### DESCRIPTION OF THE TASK:
Write out the listing below in full and exactly, leaving out every picture.

### INFORMATION SHOWN:
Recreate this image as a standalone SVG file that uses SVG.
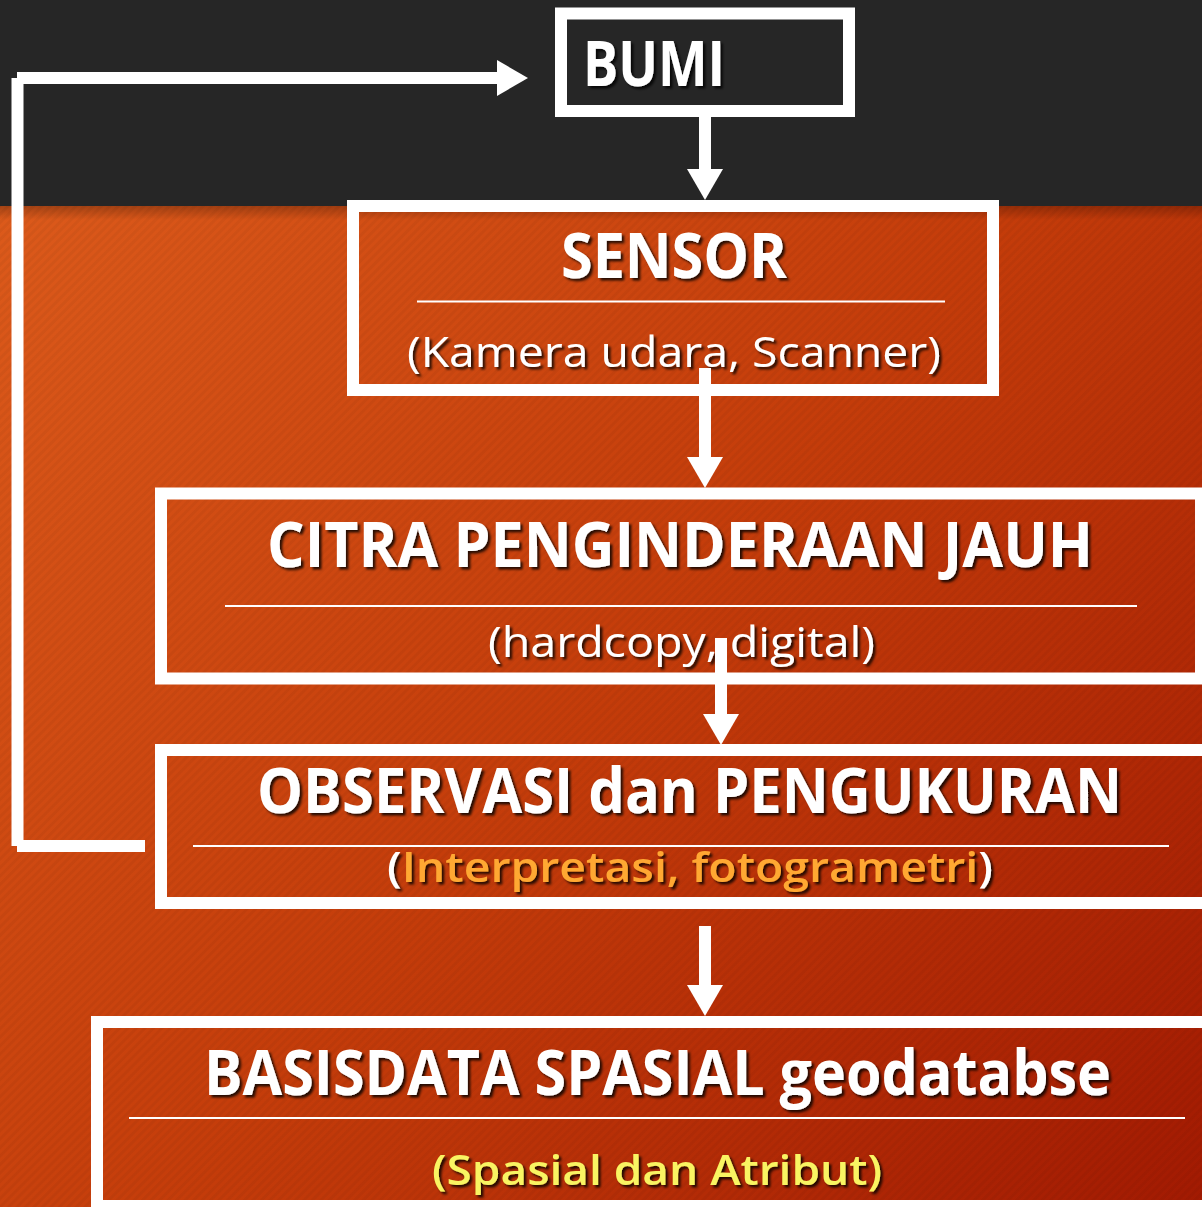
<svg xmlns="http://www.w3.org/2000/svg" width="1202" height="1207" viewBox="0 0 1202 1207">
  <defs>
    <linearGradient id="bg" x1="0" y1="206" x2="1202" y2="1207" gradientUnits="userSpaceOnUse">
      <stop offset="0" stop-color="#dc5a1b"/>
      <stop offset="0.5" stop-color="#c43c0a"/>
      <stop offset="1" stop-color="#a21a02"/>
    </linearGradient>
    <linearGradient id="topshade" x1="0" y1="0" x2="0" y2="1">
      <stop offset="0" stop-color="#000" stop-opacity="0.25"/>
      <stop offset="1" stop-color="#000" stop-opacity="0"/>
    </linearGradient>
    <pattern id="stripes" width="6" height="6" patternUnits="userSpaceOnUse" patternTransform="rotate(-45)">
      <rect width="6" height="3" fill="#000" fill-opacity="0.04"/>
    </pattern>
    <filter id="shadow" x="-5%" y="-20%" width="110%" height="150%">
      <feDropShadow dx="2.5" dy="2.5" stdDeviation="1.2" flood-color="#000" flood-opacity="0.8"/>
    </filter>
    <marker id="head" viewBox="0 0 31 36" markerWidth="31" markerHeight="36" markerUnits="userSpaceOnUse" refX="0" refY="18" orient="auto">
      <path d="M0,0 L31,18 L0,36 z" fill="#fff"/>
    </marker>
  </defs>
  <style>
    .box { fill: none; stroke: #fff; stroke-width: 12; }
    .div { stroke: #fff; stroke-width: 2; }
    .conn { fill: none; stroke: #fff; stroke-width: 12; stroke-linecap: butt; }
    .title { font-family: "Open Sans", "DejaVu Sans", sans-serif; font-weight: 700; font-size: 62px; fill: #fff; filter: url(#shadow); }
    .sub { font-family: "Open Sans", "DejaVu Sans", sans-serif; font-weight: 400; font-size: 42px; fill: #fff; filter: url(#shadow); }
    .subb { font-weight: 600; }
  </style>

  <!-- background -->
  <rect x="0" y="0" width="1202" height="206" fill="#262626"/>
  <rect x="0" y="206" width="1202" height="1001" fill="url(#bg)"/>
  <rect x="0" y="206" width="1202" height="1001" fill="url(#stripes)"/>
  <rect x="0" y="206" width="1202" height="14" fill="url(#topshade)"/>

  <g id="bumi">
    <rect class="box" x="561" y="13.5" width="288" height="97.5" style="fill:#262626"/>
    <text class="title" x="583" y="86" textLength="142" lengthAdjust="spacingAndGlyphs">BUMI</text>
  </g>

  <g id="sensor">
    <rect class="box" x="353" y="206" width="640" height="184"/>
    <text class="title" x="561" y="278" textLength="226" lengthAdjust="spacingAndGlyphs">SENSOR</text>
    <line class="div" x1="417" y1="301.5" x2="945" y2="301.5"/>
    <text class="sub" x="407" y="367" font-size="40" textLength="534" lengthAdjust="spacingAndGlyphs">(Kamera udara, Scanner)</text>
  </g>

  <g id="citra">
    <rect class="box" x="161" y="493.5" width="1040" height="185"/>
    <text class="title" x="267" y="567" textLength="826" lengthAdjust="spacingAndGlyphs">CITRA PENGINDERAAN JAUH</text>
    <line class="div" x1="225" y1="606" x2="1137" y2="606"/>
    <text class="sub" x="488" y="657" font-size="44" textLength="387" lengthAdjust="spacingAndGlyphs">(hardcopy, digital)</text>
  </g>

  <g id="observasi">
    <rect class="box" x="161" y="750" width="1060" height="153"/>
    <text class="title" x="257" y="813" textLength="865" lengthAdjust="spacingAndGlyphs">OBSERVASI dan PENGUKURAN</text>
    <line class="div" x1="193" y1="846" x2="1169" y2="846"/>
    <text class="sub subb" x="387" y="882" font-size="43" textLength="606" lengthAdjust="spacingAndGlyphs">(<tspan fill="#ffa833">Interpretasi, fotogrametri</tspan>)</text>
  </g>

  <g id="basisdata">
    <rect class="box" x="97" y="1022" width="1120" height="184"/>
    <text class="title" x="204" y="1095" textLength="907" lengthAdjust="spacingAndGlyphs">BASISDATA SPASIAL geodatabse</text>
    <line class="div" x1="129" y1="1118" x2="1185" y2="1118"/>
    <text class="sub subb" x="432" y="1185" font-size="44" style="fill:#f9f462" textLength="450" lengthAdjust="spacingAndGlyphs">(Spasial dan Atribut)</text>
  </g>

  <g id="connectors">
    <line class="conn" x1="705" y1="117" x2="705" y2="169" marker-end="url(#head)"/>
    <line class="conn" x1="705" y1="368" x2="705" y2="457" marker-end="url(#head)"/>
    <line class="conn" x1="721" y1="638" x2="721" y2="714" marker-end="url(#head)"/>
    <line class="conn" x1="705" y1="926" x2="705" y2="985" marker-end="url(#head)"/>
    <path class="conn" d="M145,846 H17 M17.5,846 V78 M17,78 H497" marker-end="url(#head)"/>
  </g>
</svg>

### TASK RESPONSE:
Recreate this image as a standalone SVG file that uses SVG.
<svg xmlns="http://www.w3.org/2000/svg" width="1202" height="1207" viewBox="0 0 1202 1207">
  <defs>
    <linearGradient id="bg" x1="0" y1="206" x2="1202" y2="1207" gradientUnits="userSpaceOnUse">
      <stop offset="0" stop-color="#dc5a1b"/>
      <stop offset="0.5" stop-color="#c43c0a"/>
      <stop offset="1" stop-color="#a21a02"/>
    </linearGradient>
    <linearGradient id="topshade" x1="0" y1="0" x2="0" y2="1">
      <stop offset="0" stop-color="#000" stop-opacity="0.25"/>
      <stop offset="1" stop-color="#000" stop-opacity="0"/>
    </linearGradient>
    <pattern id="stripes" width="6" height="6" patternUnits="userSpaceOnUse" patternTransform="rotate(-45)">
      <rect width="6" height="3" fill="#000" fill-opacity="0.04"/>
    </pattern>
    <filter id="shadow" x="-5%" y="-20%" width="110%" height="150%">
      <feDropShadow dx="2.5" dy="2.5" stdDeviation="1.2" flood-color="#000" flood-opacity="0.8"/>
    </filter>
    <marker id="head" viewBox="0 0 31 36" markerWidth="31" markerHeight="36" markerUnits="userSpaceOnUse" refX="0" refY="18" orient="auto">
      <path d="M0,0 L31,18 L0,36 z" fill="#fff"/>
    </marker>
  </defs>
  <style>
    .box { fill: none; stroke: #fff; stroke-width: 12; }
    .div { stroke: #fff; stroke-width: 2; }
    .conn { fill: none; stroke: #fff; stroke-width: 12; stroke-linecap: butt; }
    .title { font-family: "Open Sans", "DejaVu Sans", sans-serif; font-weight: 700; font-size: 62px; fill: #fff; filter: url(#shadow); }
    .sub { font-family: "Open Sans", "DejaVu Sans", sans-serif; font-weight: 400; font-size: 42px; fill: #fff; filter: url(#shadow); }
    .subb { font-weight: 600; }
  </style>

  <!-- background -->
  <rect x="0" y="0" width="1202" height="206" fill="#262626"/>
  <rect x="0" y="206" width="1202" height="1001" fill="url(#bg)"/>
  <rect x="0" y="206" width="1202" height="1001" fill="url(#stripes)"/>
  <rect x="0" y="206" width="1202" height="14" fill="url(#topshade)"/>

  <g id="bumi">
    <rect class="box" x="561" y="13.5" width="288" height="97.5" style="fill:#262626"/>
    <text class="title" x="583" y="86" textLength="142" lengthAdjust="spacingAndGlyphs">BUMI</text>
  </g>

  <g id="sensor">
    <rect class="box" x="353" y="206" width="640" height="184"/>
    <text class="title" x="561" y="278" textLength="226" lengthAdjust="spacingAndGlyphs">SENSOR</text>
    <line class="div" x1="417" y1="301.5" x2="945" y2="301.5"/>
    <text class="sub" x="407" y="367" font-size="40" textLength="534" lengthAdjust="spacingAndGlyphs">(Kamera udara, Scanner)</text>
  </g>

  <g id="citra">
    <rect class="box" x="161" y="493.5" width="1040" height="185"/>
    <text class="title" x="267" y="567" textLength="826" lengthAdjust="spacingAndGlyphs">CITRA PENGINDERAAN JAUH</text>
    <line class="div" x1="225" y1="606" x2="1137" y2="606"/>
    <text class="sub" x="488" y="657" font-size="44" textLength="387" lengthAdjust="spacingAndGlyphs">(hardcopy, digital)</text>
  </g>

  <g id="observasi">
    <rect class="box" x="161" y="750" width="1060" height="153"/>
    <text class="title" x="257" y="813" textLength="865" lengthAdjust="spacingAndGlyphs">OBSERVASI dan PENGUKURAN</text>
    <line class="div" x1="193" y1="846" x2="1169" y2="846"/>
    <text class="sub subb" x="387" y="882" font-size="43" textLength="606" lengthAdjust="spacingAndGlyphs">(<tspan fill="#ffa833">Interpretasi, fotogrametri</tspan>)</text>
  </g>

  <g id="basisdata">
    <rect class="box" x="97" y="1022" width="1120" height="184"/>
    <text class="title" x="204" y="1095" textLength="907" lengthAdjust="spacingAndGlyphs">BASISDATA SPASIAL geodatabse</text>
    <line class="div" x1="129" y1="1118" x2="1185" y2="1118"/>
    <text class="sub subb" x="432" y="1185" font-size="44" style="fill:#f9f462" textLength="450" lengthAdjust="spacingAndGlyphs">(Spasial dan Atribut)</text>
  </g>

  <g id="connectors">
    <line class="conn" x1="705" y1="117" x2="705" y2="169" marker-end="url(#head)"/>
    <line class="conn" x1="705" y1="368" x2="705" y2="457" marker-end="url(#head)"/>
    <line class="conn" x1="721" y1="638" x2="721" y2="714" marker-end="url(#head)"/>
    <line class="conn" x1="705" y1="926" x2="705" y2="985" marker-end="url(#head)"/>
    <path class="conn" d="M145,846 H17 M17.5,846 V78 M17,78 H497" marker-end="url(#head)"/>
  </g>
</svg>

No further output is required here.